Anne Barnard’s letters to Dundas are friendly, informal, and act a kind of report or dispatch giving him intelligence about people and places and developments in the new colony. They tread the borders between friendly information-giving, and careful commentary and selective point-of-view sent to someone who was powerful in terms of patronage and jobs. Indeed, he had given the job of Cape Secretary to Andrew Barnard. Her letters are also quite difficult to interpret. She is immensely open to new experiences and people and surprisingly non-judgemental on matters of race. She clearly prefers the appearance and conduct of the ‘Hottentot’ and ‘Kaffir’ people she meets to most of the ‘Dutch’ in Cape Town and ‘the boors’ in farming areas; while at the same time she finds unacceptable the prejudice against the Dutch and the boers held by members of the British garrison.
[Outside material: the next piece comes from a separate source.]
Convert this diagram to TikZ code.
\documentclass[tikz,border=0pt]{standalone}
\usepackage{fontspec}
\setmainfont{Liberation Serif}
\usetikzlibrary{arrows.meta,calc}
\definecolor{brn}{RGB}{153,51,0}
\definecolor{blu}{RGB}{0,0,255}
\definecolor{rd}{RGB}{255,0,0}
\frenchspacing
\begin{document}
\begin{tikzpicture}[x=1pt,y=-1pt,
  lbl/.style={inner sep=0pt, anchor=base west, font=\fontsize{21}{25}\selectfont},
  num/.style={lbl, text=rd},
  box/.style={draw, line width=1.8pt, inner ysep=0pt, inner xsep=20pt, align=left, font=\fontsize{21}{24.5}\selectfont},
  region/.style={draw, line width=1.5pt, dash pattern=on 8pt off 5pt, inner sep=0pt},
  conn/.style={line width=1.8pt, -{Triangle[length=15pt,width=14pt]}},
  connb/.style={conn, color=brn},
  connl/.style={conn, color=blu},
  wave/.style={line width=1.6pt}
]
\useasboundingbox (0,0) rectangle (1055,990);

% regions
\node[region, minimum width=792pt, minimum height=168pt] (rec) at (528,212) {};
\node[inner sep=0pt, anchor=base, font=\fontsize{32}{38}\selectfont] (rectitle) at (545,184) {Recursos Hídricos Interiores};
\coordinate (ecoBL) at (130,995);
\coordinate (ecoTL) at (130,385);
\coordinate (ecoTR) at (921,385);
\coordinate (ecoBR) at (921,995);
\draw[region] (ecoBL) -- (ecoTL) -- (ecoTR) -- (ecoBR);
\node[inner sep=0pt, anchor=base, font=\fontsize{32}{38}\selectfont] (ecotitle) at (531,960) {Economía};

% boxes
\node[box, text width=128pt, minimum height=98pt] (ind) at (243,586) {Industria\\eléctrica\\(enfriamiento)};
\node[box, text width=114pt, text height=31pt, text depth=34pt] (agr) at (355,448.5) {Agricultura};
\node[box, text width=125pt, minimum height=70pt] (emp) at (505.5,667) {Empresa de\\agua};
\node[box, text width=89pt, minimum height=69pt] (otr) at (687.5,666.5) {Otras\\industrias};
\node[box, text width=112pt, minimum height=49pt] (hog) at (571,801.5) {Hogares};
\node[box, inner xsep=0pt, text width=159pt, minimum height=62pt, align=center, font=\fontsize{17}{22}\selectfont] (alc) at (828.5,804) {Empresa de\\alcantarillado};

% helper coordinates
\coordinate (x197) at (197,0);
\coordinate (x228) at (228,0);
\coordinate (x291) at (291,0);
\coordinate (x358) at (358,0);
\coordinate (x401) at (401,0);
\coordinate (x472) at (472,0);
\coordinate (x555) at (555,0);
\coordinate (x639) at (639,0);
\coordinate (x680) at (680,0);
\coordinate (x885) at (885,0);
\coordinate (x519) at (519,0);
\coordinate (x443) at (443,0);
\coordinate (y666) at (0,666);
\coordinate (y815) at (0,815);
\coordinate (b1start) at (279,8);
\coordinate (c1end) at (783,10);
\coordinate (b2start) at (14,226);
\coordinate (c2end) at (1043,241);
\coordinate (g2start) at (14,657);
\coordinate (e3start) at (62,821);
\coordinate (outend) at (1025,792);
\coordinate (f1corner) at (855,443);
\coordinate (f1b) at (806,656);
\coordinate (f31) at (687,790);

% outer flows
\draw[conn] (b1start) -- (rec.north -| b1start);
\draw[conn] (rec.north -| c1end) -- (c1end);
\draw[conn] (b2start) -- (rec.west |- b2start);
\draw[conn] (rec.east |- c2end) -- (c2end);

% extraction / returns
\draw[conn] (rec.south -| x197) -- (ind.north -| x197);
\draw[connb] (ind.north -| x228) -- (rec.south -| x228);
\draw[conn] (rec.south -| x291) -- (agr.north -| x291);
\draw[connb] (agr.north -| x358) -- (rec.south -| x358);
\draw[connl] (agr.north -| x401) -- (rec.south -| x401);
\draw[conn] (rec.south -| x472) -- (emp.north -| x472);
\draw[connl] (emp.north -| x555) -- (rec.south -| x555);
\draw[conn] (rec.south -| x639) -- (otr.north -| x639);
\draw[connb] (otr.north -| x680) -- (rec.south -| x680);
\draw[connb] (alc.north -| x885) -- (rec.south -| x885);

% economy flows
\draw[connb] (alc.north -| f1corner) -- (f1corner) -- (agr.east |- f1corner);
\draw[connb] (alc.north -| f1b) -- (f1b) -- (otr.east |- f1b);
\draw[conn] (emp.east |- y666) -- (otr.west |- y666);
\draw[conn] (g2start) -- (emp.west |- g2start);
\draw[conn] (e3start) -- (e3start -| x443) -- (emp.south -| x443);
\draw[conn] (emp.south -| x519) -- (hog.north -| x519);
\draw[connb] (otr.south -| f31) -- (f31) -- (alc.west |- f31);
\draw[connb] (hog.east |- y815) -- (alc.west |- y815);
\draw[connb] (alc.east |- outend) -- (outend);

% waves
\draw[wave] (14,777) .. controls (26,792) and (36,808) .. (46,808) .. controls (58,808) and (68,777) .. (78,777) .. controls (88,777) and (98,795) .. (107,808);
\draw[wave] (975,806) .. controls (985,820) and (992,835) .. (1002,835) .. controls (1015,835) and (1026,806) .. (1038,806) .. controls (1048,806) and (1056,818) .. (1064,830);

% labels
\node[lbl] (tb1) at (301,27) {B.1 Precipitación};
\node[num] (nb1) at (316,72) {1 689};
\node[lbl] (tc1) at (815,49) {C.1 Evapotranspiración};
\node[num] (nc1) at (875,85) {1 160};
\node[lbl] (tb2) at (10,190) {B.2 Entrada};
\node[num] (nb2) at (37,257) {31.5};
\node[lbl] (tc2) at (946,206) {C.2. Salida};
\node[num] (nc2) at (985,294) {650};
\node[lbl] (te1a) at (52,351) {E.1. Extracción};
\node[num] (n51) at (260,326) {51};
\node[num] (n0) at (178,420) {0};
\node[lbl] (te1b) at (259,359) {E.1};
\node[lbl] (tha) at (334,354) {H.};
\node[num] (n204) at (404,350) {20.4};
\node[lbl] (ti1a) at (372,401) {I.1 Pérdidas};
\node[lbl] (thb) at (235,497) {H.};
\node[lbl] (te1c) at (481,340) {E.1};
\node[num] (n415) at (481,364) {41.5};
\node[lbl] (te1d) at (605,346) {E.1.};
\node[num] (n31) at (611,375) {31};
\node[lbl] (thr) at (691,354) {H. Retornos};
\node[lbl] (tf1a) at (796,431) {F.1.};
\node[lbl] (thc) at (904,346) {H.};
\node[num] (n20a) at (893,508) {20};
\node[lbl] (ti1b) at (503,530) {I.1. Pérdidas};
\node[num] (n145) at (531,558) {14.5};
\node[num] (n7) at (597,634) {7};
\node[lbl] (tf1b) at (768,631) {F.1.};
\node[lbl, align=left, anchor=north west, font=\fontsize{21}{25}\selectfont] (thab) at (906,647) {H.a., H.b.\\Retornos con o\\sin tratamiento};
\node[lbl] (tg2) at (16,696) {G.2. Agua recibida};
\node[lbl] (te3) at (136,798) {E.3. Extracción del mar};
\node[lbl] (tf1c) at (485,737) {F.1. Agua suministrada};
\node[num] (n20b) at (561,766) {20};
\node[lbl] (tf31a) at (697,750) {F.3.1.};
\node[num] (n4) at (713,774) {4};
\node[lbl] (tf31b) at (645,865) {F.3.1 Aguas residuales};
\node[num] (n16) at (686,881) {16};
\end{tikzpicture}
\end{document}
She feels sorrow about slavery, though becomes quickly accustomed to its omnipresence among the Dutch and the boers. Ethnicity becomes entangled with matters of race becomes entangled with personal attributes becomes entangled with ideas about equal human worth becomes entangled with a privileged way of life. She might have been guilty of a level of prejudice against the Dutch and the boers herself, but on the other hand she invited most of them to stay with her in the Cape Town Castle, where she acted as the official hostess for governor Macartney, and tried hard to think the best of people she met. And she had complicated ways of thinking about race matters.

A Trace discusses Anne Barnard’s letter to Henry Dundas of 11 June 1798.

An interesting woman whose letters are a pleasure to read, and there is an excellent biography of her called Defiance by Stephen Taylor.